As I thought about the idea more though, I started to feel okay with it. Because if a part of her grabbed onto me when she died, even if that part is the size of a molecule, even if it’s subatomic, it’s still a part of her that’s alive, in a sense. I know it might sound cheesy, but it made me think of Mary Malone, and the way she felt “cut off from [everything]. And it was impossible to find a connection, because there was no God.” I couldn’t help with disagree with her on this point, because if Shelby’s atoms are in me, well, it wouldn’t really be me, anymore; it’d be us, together still. I figured, in the end, that I might prefer it, because God always seemed far-off to me, even when I believed in the idea, and now Shelby seems so close.

I spoke with Jeff recently; he ended up enlisting in the Army, and from there went into the Special Forces. When he got back from his first tour in Afghanistan, he called me because he wanted me to know what it was like to kill someone.

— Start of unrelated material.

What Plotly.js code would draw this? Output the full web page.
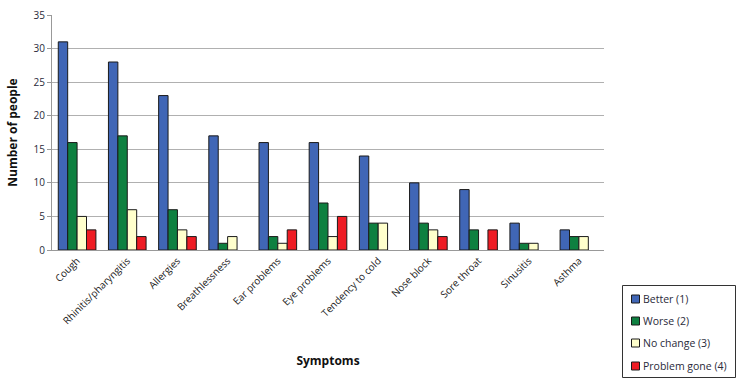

He told me he had killed several people, but the worst part was how difficult it was to tell if they were innocent or hostile. He decided, while overseas, that it’s difficult not because they don’t wear uniforms, but because all men are actually innocent. He told me that he felt compelled to fight harder for every man he killed, because he knew that if he were to die, they would all be there to judge him in heaven. He fights harder now to prolong that judgment, so that he will spend less of eternity with them when he finally does die. I immediately thought of this conversation when I read the description of the land of the dead, and how godless the afterlife seemed even from one so pious. And I found myself wishing the whole time he was talking that there was no heaven, that we don’t stagnate for eternity, that Shelby’s atoms did make it to me, and that someone did cut a way out for the dead so we’re all connected by particles and never, ever alone, not even if God is dead.